··· Source material ···
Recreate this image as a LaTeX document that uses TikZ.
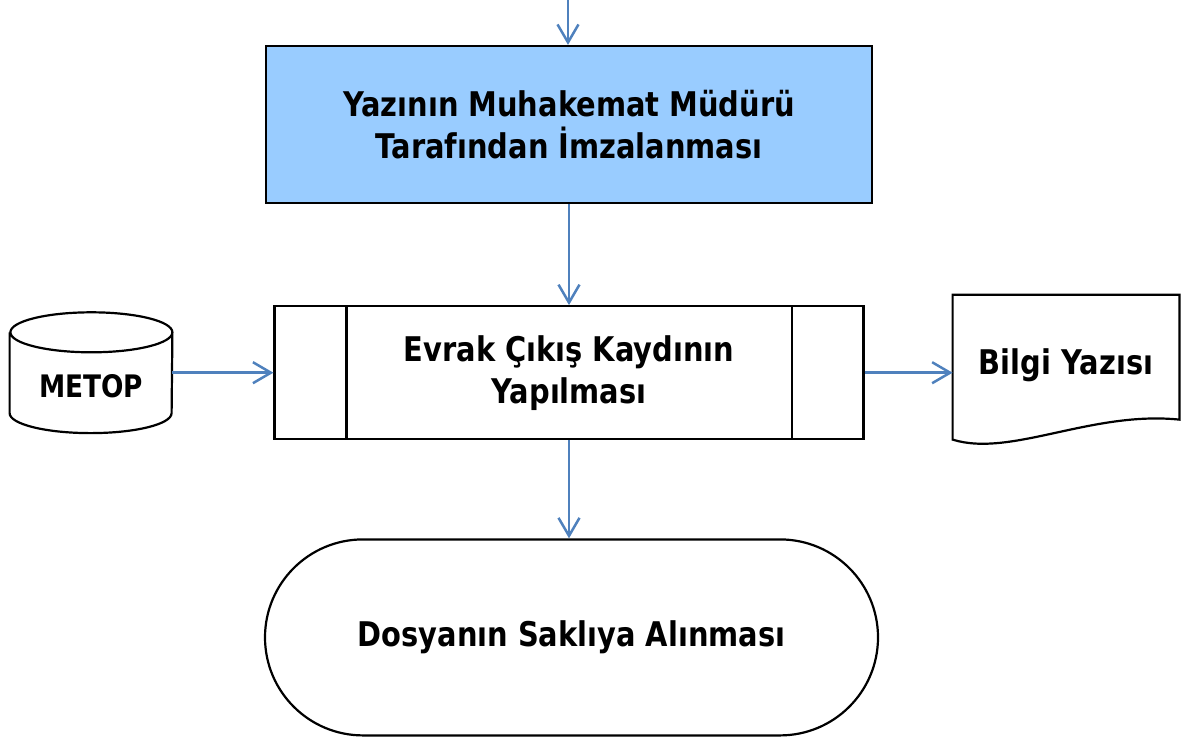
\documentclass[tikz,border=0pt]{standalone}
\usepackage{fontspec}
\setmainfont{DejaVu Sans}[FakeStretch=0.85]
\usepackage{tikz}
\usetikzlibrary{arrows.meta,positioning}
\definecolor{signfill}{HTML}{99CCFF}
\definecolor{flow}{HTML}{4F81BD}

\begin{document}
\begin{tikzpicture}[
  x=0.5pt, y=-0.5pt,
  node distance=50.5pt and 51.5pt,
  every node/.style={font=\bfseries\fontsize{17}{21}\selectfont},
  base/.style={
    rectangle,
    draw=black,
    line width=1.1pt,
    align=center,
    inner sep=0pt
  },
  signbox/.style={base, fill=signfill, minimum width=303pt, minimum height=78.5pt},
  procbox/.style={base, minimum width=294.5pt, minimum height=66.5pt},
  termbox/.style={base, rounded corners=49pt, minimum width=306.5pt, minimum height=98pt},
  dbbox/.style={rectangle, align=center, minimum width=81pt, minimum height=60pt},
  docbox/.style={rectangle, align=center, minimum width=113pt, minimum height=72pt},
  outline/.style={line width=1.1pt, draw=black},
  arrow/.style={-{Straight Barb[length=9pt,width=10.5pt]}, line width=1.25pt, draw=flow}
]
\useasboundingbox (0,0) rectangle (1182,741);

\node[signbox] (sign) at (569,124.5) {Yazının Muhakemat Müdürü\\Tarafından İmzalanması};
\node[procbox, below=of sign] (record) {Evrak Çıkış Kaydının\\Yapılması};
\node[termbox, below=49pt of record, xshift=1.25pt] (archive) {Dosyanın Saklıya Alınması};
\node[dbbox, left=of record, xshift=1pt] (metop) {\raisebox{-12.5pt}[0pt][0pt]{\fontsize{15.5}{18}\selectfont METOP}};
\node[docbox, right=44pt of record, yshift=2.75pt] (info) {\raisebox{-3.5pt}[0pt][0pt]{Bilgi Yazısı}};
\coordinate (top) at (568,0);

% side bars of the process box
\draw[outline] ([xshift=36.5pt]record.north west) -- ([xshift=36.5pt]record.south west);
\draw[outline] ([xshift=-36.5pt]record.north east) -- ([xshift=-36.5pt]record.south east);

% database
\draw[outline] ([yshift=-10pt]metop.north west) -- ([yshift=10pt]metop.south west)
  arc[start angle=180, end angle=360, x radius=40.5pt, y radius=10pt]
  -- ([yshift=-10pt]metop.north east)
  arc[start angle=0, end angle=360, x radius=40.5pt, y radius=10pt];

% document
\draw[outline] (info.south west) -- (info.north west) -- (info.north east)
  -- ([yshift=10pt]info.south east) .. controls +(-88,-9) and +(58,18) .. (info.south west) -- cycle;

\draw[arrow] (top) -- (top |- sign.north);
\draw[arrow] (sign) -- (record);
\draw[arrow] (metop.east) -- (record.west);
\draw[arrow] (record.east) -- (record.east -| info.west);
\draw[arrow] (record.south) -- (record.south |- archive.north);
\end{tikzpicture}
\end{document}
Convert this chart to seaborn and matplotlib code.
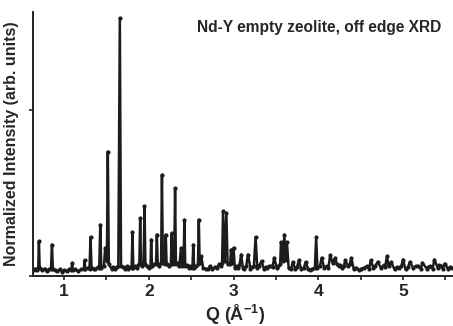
···
■ **The task**: Repeat the material above verbatim. Leave the pictures behind.

■ **Finished task**:
Recreate this image as a LaTeX document that uses TikZ.
\documentclass[tikz,border=0pt]{standalone}
\usepackage{fontspec}
\setmainfont{DejaVu Sans}[FakeStretch=0.85]
\usepackage{tikz}
\usetikzlibrary{arrows.meta,positioning}
\definecolor{signfill}{HTML}{99CCFF}
\definecolor{flow}{HTML}{4F81BD}

\begin{document}
\begin{tikzpicture}[
  x=0.5pt, y=-0.5pt,
  node distance=50.5pt and 51.5pt,
  every node/.style={font=\bfseries\fontsize{17}{21}\selectfont},
  base/.style={
    rectangle,
    draw=black,
    line width=1.1pt,
    align=center,
    inner sep=0pt
  },
  signbox/.style={base, fill=signfill, minimum width=303pt, minimum height=78.5pt},
  procbox/.style={base, minimum width=294.5pt, minimum height=66.5pt},
  termbox/.style={base, rounded corners=49pt, minimum width=306.5pt, minimum height=98pt},
  dbbox/.style={rectangle, align=center, minimum width=81pt, minimum height=60pt},
  docbox/.style={rectangle, align=center, minimum width=113pt, minimum height=72pt},
  outline/.style={line width=1.1pt, draw=black},
  arrow/.style={-{Straight Barb[length=9pt,width=10.5pt]}, line width=1.25pt, draw=flow}
]
\useasboundingbox (0,0) rectangle (1182,741);

\node[signbox] (sign) at (569,124.5) {Yazının Muhakemat Müdürü\\Tarafından İmzalanması};
\node[procbox, below=of sign] (record) {Evrak Çıkış Kaydının\\Yapılması};
\node[termbox, below=49pt of record, xshift=1.25pt] (archive) {Dosyanın Saklıya Alınması};
\node[dbbox, left=of record, xshift=1pt] (metop) {\raisebox{-12.5pt}[0pt][0pt]{\fontsize{15.5}{18}\selectfont METOP}};
\node[docbox, right=44pt of record, yshift=2.75pt] (info) {\raisebox{-3.5pt}[0pt][0pt]{Bilgi Yazısı}};
\coordinate (top) at (568,0);

% side bars of the process box
\draw[outline] ([xshift=36.5pt]record.north west) -- ([xshift=36.5pt]record.south west);
\draw[outline] ([xshift=-36.5pt]record.north east) -- ([xshift=-36.5pt]record.south east);

% database
\draw[outline] ([yshift=-10pt]metop.north west) -- ([yshift=10pt]metop.south west)
  arc[start angle=180, end angle=360, x radius=40.5pt, y radius=10pt]
  -- ([yshift=-10pt]metop.north east)
  arc[start angle=0, end angle=360, x radius=40.5pt, y radius=10pt];

% document
\draw[outline] (info.south west) -- (info.north west) -- (info.north east)
  -- ([yshift=10pt]info.south east) .. controls +(-88,-9) and +(58,18) .. (info.south west) -- cycle;

\draw[arrow] (top) -- (top |- sign.north);
\draw[arrow] (sign) -- (record);
\draw[arrow] (metop.east) -- (record.west);
\draw[arrow] (record.east) -- (record.east -| info.west);
\draw[arrow] (record.south) -- (record.south |- archive.north);
\end{tikzpicture}
\end{document}
Convert this chart to seaborn and matplotlib code.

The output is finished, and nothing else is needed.